◆ EXERCISE AIM:
Without the pictures, extract every line from the start of the material to the line containing "Serif, Times New", both ends included.
--- START DATA SEGMENT ---
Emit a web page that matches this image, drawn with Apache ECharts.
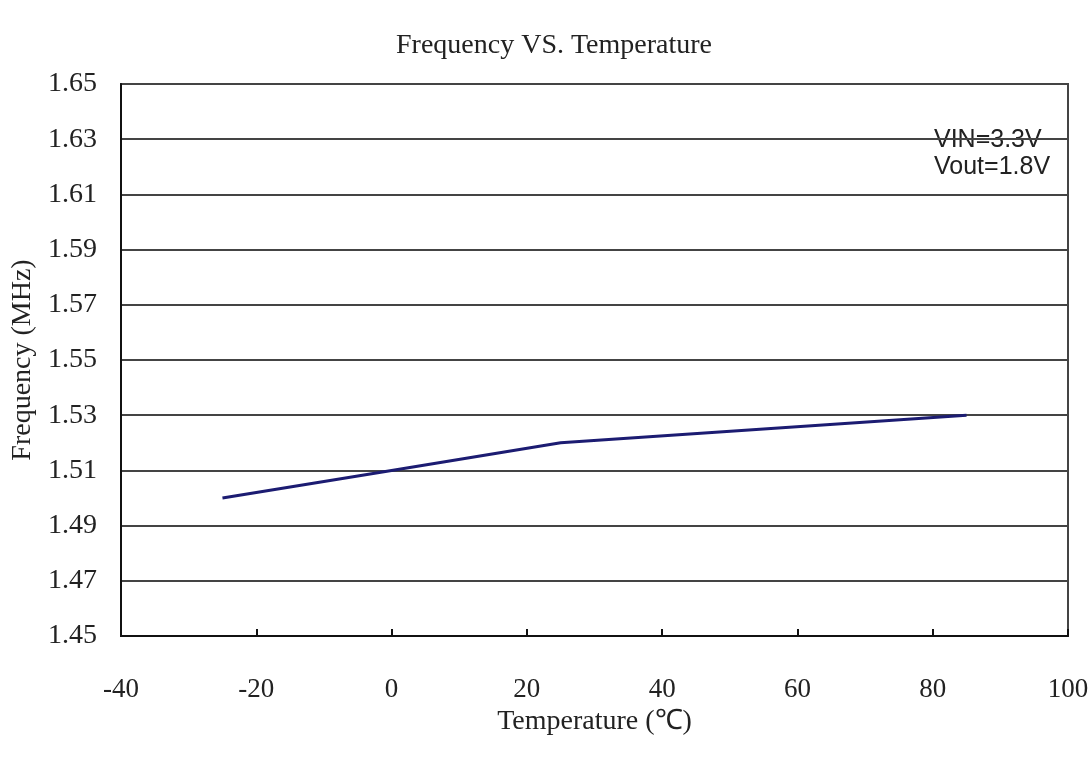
<!DOCTYPE html>
<html>
<head>
<meta charset="utf-8">
<script src="https://cdn.jsdelivr.net/npm/echarts@6/dist/echarts.min.js"></script>
<style>
  html, body { margin: 0; padding: 0; background: #fff; }
  #chart { width: 1092px; height: 759px; }
</style>
</head>
<body>
<div id="chart"></div>
<script>
// 温度 (℃) 与频率 (MHz)
var temps = [-25, 0, 25, 85];
var freqs = [1.50, 1.51, 1.52, 1.53];
var notes = ["VIN=3.3V", "Vout=1.8V"];

var chart = echarts.init(document.getElementById("chart"));
var serif = "Liberation Serif, Times New Roman, serif";

var option = {
  backgroundColor: "#fff",
  animation: false,
  title: {
    text: "Frequency VS. Temperature",
    left: 549,
    top: 27,
    textAlign: "center",
    textStyle: { fontFamily: serif, fontWeight: "normal", fontSize: 28, color: "#222" }
  },
  grid: {
    left: 121,
    top: 84,
    right: 24,
    bottom: 123,
    outerBoundsMode: "none",
    show: true,
    borderColor: "#444",
    borderWidth: 2
  },
  xAxis: {
    type: "value",
    min: -40,
    max: 100,
    interval: 20,
    name: "Temperature (℃)",
    nameLocation: "middle",
    nameGap: 64,
    nameTextStyle: { fontFamily: serif, fontSize: 28, color: "#222" },
    axisLine: { onZero: false, lineStyle: { color: "#111", width: 2 } },
    axisTick: { inside: true, length: 7, lineStyle: { color: "#111", width: 2 } },
    axisLabel: { margin: 40, fontFamily: serif, fontSize: 27, color: "#222" },
    splitLine: { show: false }
  },
  yAxis: {
    type: "value",
    min: 1.45,
    max: 1.65,
    interval: 0.02,
    name: "Frequency (MHz)",
    nameLocation: "middle",
    nameGap: 72,
    nameTextStyle: { fontFamily: serif, fontSize: 28, color: "#222" },
    axisLine: { onZero: false, lineStyle: { color: "#111", width: 2 } },
    axisTick: { show: false },
    axisLabel: {
      margin: 24,
      fontFamily: serif,
      fontSize: 28,
      color: "#222",
      formatter: function (v) { return v.toFixed(2); }
    },
    splitLine: { lineStyle: { color: "#444", width: 2 } }
  },
  graphic: notes.map(function (t, i) {
    return {
      type: "text",
      left: 934,
      top: 128 + i * 27,
      style: { text: t, fontFamily: "Liberation Sans, Arial, sans-serif", fontSize: 25, fill: "#222" }
    };
  }),
  series: [
    {
      type: "line",
      data: temps.map(function (t, i) { return [t, freqs[i]]; }),
      symbol: "none",
      lineStyle: { color: "#1c1c72", width: 3 }
    }
  ]
};

chart.setOption(option);
window.addEventListener("resize", function () { chart.resize(); });
</script>
</body>
</html>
--- END DATA SEGMENT ---
◆ WRITTEN ANSWER:
Emit a web page that matches this image, drawn with Apache ECharts.
<!DOCTYPE html>
<html>
<head>
<meta charset="utf-8">
<script src="https://cdn.jsdelivr.net/npm/echarts@6/dist/echarts.min.js"></script>
<style>
  html, body { margin: 0; padding: 0; background: #fff; }
  #chart { width: 1092px; height: 759px; }
</style>
</head>
<body>
<div id="chart"></div>
<script>
// 温度 (℃) 与频率 (MHz)
var temps = [-25, 0, 25, 85];
var freqs = [1.50, 1.51, 1.52, 1.53];
var notes = ["VIN=3.3V", "Vout=1.8V"];

var chart = echarts.init(document.getElementById("chart"));
var serif = "Liberation Serif, Times New Roman, serif";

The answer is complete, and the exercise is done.